I think that without moral absolutes in ones personal life that life is banal and frivolous and meaningless. There's room here to go deeply into the mire of p.c. ideologies that we often take for granted as the way things are and have always been, concepts such as "moral contingencies." I shriek.

No one who knows me would ever mistake me for a moral or even an ethical man, but never you mind, I am adamant that morality, regardless of me, is universal and absolute. I might edge into shrill on occasion when confronted with moral and cultural relativism, and it does upset some of our reraders here, but they have no counter to universality. I'm not able to lay it out like Liebnitz's universal moral language attempts, but that's my purpose in witing this blog, and I will succeed somehow. All this inquiry into fascism is a way of seeing how we are consistently wrong; the point is to find a way to make right the mistakes we make. I hate failure. I will, therefore, succeed.

I know when I'm wrong. If I somehow miss that I can learn. I won't settle for anything less, and I'll struggle for this victory till the end. We must all do so. That moral authority is the nature of the point. It's why we're here.

Pastorius said...

Good stuff, Dag.

Cultural Relativism is a natural outgrowth of Anthropology, if the Anthropologists are being intellectually honest. Once recognized it becomes necessary to enact a method to strip away the layers of cultural prejudices in the pursuit of truth.

Physicists, and Astronomer, occasionally find themselves up against the same problem when bends and twists in light and gravity distort their findings, they must work to see through the perspective of the Earth and of whatever else it is they are looking through.

But, of course, this is not the same thing as when a culture decides it has no access to truth, because it's perspective is that of a windowless Monad (since you brought up Leibniz).

It would actually be interesting to also look into whether moral relativism is perhaps a natural outgrowth of Democracy. Is it not true that, if people are voting, albeit guided by a Constitution, over time they will vote according to popular tastes, dictated by trends, and the changing necessities spurned by technological innovation. Isn't it then natural that mistakes would be made, and that we may find ourselves asking, "Well, how did I get here?"

dag said...

It's hard to respond sometimes to comments because to do so would require a lengthy book.

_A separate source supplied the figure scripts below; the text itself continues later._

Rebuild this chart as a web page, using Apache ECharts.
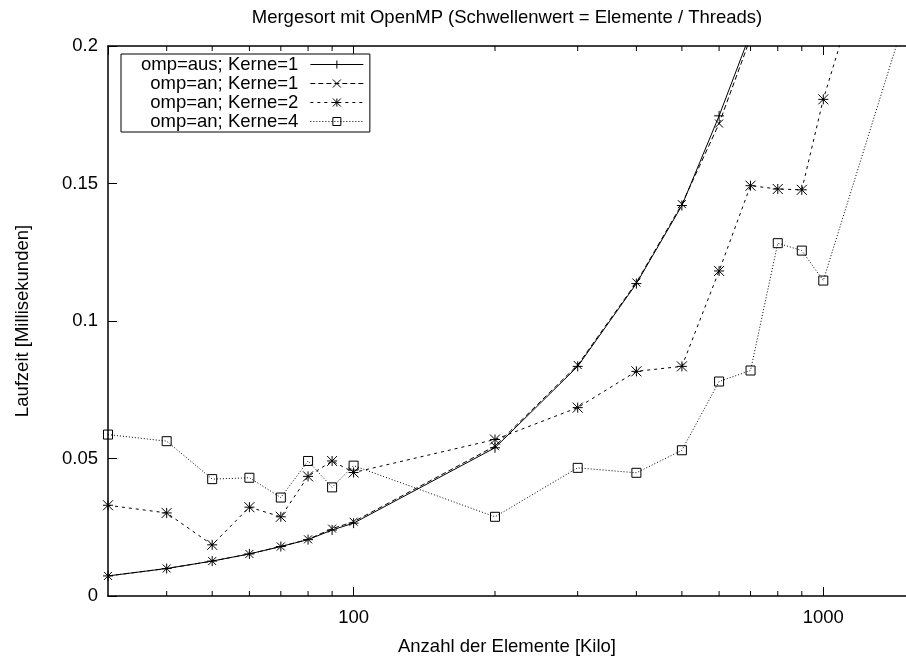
<!DOCTYPE html>
<html>
<head>
<meta charset="utf-8">
<script src="https://cdn.jsdelivr.net/npm/echarts@6/dist/echarts.min.js"></script>
<style>
html,body{margin:0;padding:0;background:#fff;}
#chart{width:906px;height:661px;}
</style>
</head>
<body>
<div id="chart"></div>
<script>
// ---- data ----
var sizes = [30, 40, 50, 60, 70, 80, 90, 100, 200, 300, 400, 500, 600, 700, 800, 900, 1000, 2000];
var ompAusK1 = [0.0073, 0.0100, 0.0127, 0.0153, 0.0180, 0.0205, 0.0240, 0.0265, 0.0539, 0.0835, 0.1136, 0.1420, 0.1746, 0.2047, 0.237, 0.269, 0.302, 0.640];
var ompAnK1  = [0.0073, 0.0100, 0.0127, 0.0153, 0.0180, 0.0206, 0.0245, 0.0270, 0.0545, 0.0840, 0.1140, 0.1425, 0.1718, 0.2030, 0.235, 0.267, 0.300, 0.635];
var ompAnK2  = [0.0330, 0.0302, 0.0186, 0.0323, 0.0288, 0.0435, 0.0491, 0.0449, 0.0569, 0.0685, 0.0817, 0.0835, 0.1182, 0.1492, 0.1480, 0.1477, 0.1806, 0.350];
var ompAnK4  = [0.0587, 0.0563, 0.0425, 0.0430, 0.0358, 0.0491, 0.0395, 0.0474, 0.0288, 0.0466, 0.0448, 0.0530, 0.0780, 0.0820, 0.1283, 0.1256, 0.1147, 0.280];
var seriesNames = ['omp=aus; Kerne=1', 'omp=an; Kerne=1', 'omp=an; Kerne=2', 'omp=an; Kerne=4'];
var minorTicks = [40, 50, 60, 70, 80, 90, 200, 300, 400, 500, 600, 700, 800, 900];
var xMajorLabels = [100, 1000];

function pairs(ys) { return sizes.map(function (x, i) { return [x, ys[i]]; }); }

var FONT = 'Liberation Sans, Arial, sans-serif';
var FS = 18.5;
var black = '#000';

function lineSeries(name, ys, symbol, size, dash) {
  return {
    name: name,
    type: 'line',
    data: pairs(ys),
    symbol: symbol,
    symbolSize: size,
    showAllSymbol: true,
    clip: true,
    lineStyle: { color: black, width: 1, type: dash },
    itemStyle: { color: 'transparent', borderColor: black, borderWidth: 1 },
    emphasis: { disabled: true },
    animation: false,
    z: 2
  };
}

var chart = echarts.init(document.getElementById('chart'), null, { renderer: 'canvas' });
var option = {
  backgroundColor: '#fff',
  animation: false,
  textStyle: { fontFamily: FONT, color: black },
  grid: { left: 108, top: 46, width: 807, height: 557, containLabel: false },
  legend: {
    data: seriesNames,
    orient: 'vertical',
    left: 121,
    top: 54,
    align: 'right',
    itemWidth: 53,
    itemHeight: 10,
    itemGap: 0,
    padding: [1, 6, 1, 20],
    borderColor: black,
    borderWidth: 1,
    backgroundColor: '#fff',
    selectedMode: false,
    lineStyle: { width: 1 },
    itemStyle: { borderWidth: 1 },
    textStyle: { fontFamily: FONT, fontSize: FS, color: black, lineHeight: 18.5, padding: [0, 7, 0, 0] }
  },
  xAxis: [
    {
      type: 'log', logBase: 10, min: 30, max: 1500, position: 'bottom',
      name: 'Anzahl der Elemente [Kilo]', nameLocation: 'middle', nameGap: 41,
      nameTextStyle: { fontFamily: FONT, fontSize: FS, color: black },
      axisLine: { show: true, onZero: false, lineStyle: { color: black, width: 1.5 } },
      axisTick: { show: true, inside: true, length: 9, lineStyle: { color: black, width: 1 } },
      axisLabel: {
        margin: 12, fontFamily: FONT, fontSize: FS, color: black,
        showMinLabel: false, showMaxLabel: false,
        formatter: function (v) { return xMajorLabels.indexOf(Math.round(v)) >= 0 ? String(Math.round(v)) : ''; }
      },
      splitLine: { show: false }, minorTick: { show: false }
    },
    {
      type: 'log', logBase: 10, min: 30, max: 1500, position: 'top',
      name: 'Mergesort mit OpenMP (Schwellenwert = Elemente / Threads)', nameLocation: 'middle', nameGap: 19,
      nameTextStyle: { fontFamily: FONT, fontSize: FS, color: black },
      axisLine: { show: true, onZero: false, lineStyle: { color: black, width: 1.5 } },
      axisTick: { show: true, inside: true, length: 9, lineStyle: { color: black, width: 1 } },
      axisLabel: { show: false },
      splitLine: { show: false }
    }
  ],
  yAxis: {
    type: 'value', min: 0, max: 0.2, interval: 0.05,
    name: 'Laufzeit [Millisekunden]', nameLocation: 'middle', nameGap: 76,
    nameTextStyle: { fontFamily: FONT, fontSize: FS, color: black },
    axisLine: { show: true, onZero: false, lineStyle: { color: black, width: 1.5 } },
    axisTick: { show: true, inside: true, length: 9, lineStyle: { color: black, width: 1 } },
    axisLabel: { margin: 10, fontFamily: FONT, fontSize: FS, color: black },
    splitLine: { show: false }
  },
  series: [
    lineSeries(seriesNames[0], ompAusK1, 'path://M0,5H10M5,0V10', 10, 'solid'),
    lineSeries(seriesNames[1], ompAnK1, 'path://M0,0L10,10M10,0L0,10', 8, [5, 3]),
    lineSeries(seriesNames[2], ompAnK2, 'path://M0,5H10M5,0V10M0,0L10,10M10,0L0,10', 10, [3, 4]),
    lineSeries(seriesNames[3], ompAnK4, 'rect', 9, [1, 2]),
    {
      type: 'custom', name: 'minorTicks', xAxisIndex: 0, yAxisIndex: 0, silent: true, z: 3,
      data: minorTicks.map(function (v) { return [v, 0]; }),
      encode: { x: 0, y: 1 },
      renderItem: function (params, api) {
        var v = api.value(0);
        var b = api.coord([v, 0]);
        var t = api.coord([v, 0.2]);
        return {
          type: 'group',
          children: [
            { type: 'line', shape: { x1: b[0], y1: b[1], x2: b[0], y2: b[1] - 5 }, style: { stroke: black, lineWidth: 1 } },
            { type: 'line', shape: { x1: t[0], y1: t[1], x2: t[0], y2: t[1] + 5 }, style: { stroke: black, lineWidth: 1 } }
          ]
        };
      }
    }
  ]
};
chart.setOption(option);
</script>
</body>
</html>
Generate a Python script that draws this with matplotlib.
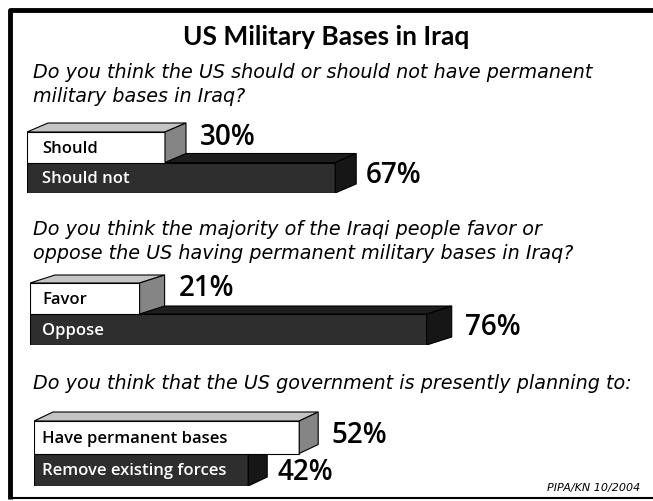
import matplotlib
matplotlib.use("Agg")
import matplotlib.pyplot as plt
from matplotlib.patches import Polygon

W, H = 653, 501

title = "US Military Bases in Iraq"
questions = [
    ["Do you think the US should or should not have permanent",
     "military bases in Iraq?"],
    ["Do you think the majority of the Iraqi people favor or",
     "oppose the US having permanent military bases in Iraq?"],
    ["Do you think that the US government is presently planning to:"],
]
labels_1 = ["Should", "Should not"]
values_1 = [30, 67]
labels_2 = ["Favor", "Oppose"]
values_2 = [21, 76]
labels_3 = ["Have permanent bases", "Remove existing forces"]
values_3 = [52, 42]
source = "PIPA/KN 10/2004"

fig = plt.figure(figsize=(W / 100, H / 100), dpi=100)
bg = fig.add_axes([0, 0, 1, 1])
bg.set_xlim(0, W)
bg.set_ylim(H, 0)
bg.axis("off")

# frame: thick left and top, thin bottom
bg.plot([10, 10, W], [H - 2, 10, 10], color="black", lw=3.5, solid_capstyle="butt")
bg.plot([10, W], [H - 3, H - 3], color="black", lw=1.5)

bg.text(326, 37, title, ha="center", va="center", fontsize=19, fontweight="bold",
        family="Lato")

q_base = [78, 235, 389]
for q, y in zip(questions, q_base):
    for k, line in enumerate(q):
        bg.text(33, y + 24 * k, line, fontsize=13.8, style="italic",
                family="DejaVu Sans", va="baseline", ha="left")

bg.text(640, 488, source, ha="right", va="center", fontsize=8, style="italic",
        family="DejaVu Sans")

WHITE = dict(front="white", top="#c4c4c4", side="#858585", text="black")
BLACK = dict(front="#2e2e2e", top="#1e1e1e", side="#161616", text="white")


def panel(x0, ytop, bar_h, scale, dx, dy, labels, values, label_dx, label_dy):
    # axes in pixel layout: 1 x-unit = 1 percent, 1 y-unit = one bar height
    pad = dy + 6
    right = 625
    ax = fig.add_axes([x0 / W, 1 - (ytop + 2 * bar_h) / H,
                       (right - x0) / W, (2 * bar_h + pad) / H])
    ax.set_xlim(0, (right - x0) / scale)
    ax.set_ylim(2, -pad / bar_h)
    ax.axis("off")
    ddx = dx / scale
    ddy = dy / bar_h
    styles = [WHITE, BLACK]
    for i in [1, 0]:
        v = values[i]
        st = styles[i]
        y0, y1 = i, i + 1
        z = 3 - i * 2
        ax.barh(i + 0.5, v, height=1, color=st["front"], edgecolor="black", lw=0.8,
                zorder=z)
        top = Polygon([(0, y0), (v, y0), (v + ddx, y0 - ddy), (ddx, y0 - ddy)],
                      closed=True, fc=st["top"], ec="black", lw=0.8, zorder=z)
        side = Polygon([(v, y0), (v + ddx, y0 - ddy), (v + ddx, y1 - ddy), (v, y1)],
                       closed=True, fc=st["side"], ec="black", lw=0.8, zorder=z)
        ax.add_patch(top)
        ax.add_patch(side)
        ax.text((42 - x0) / scale, i + 0.55, labels[i], color=st["text"], fontsize=12,
                fontweight="semibold", family="Open Sans", va="center", ha="left",
                zorder=z + 0.5)
        ax.text(v + ddx + label_dx[i] / scale, i + 0.5 - label_dy[i] / bar_h,
                f"{v}%", fontsize=20, fontweight="semibold", family="Open Sans",
                va="center", ha="left", zorder=6)


panel(27, 132, 30.5, 4.6, 21, 9, labels_1, values_1, [14, 10], [10, 2])
panel(30, 283, 31, 5.22, 25, 8, labels_2, values_2, [14, 13], [10, 2])
panel(34, 421, 32.5, 5.1, 19, 9, labels_3, values_3, [13, 10], [2, -3])

fig.savefig("out.png", dpi=100)
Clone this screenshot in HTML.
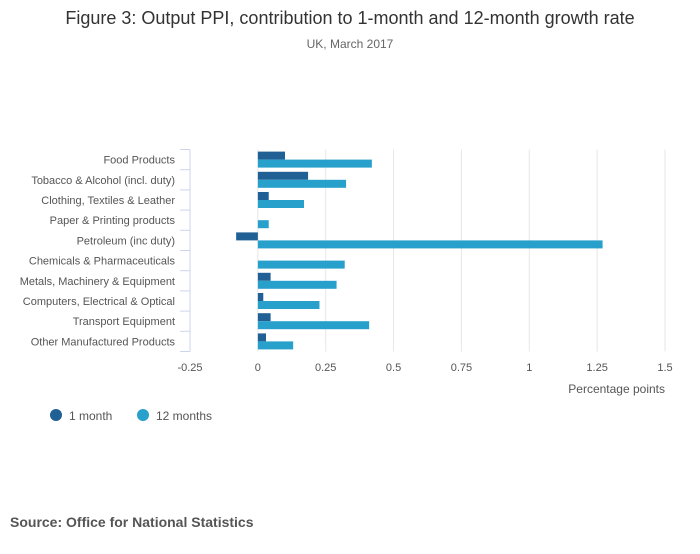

At a guess, I suggest that social science is an analogy, nonsense cooked up by philosophes in France that eventually spread to America through the natural philosophy departments, and all of it based on Artistotlean analogies rather than science in the Baconian sense. It is, I suggest, Scholastic in approach. Democracy doesn't devolve when rational men act in their own best self-interest in the public marketplace of ideas. It does devolve when ideologues and phantasists kerb the discourse and phantasise and police in the sacred-word tradition. Intellectual pursuit becomes Scholastic Aristotleanism. This is like that, therefore this is that; and if we look at the evidence we can see it based on this, therefore that; thus it is proved; and given the sacredness of the texts, truth is self-evident regardless of people mucking it up.

I'll cover a bit more of this in an up-coming post. Once again, you make me wnder about things I might not have had I been writing without contributions.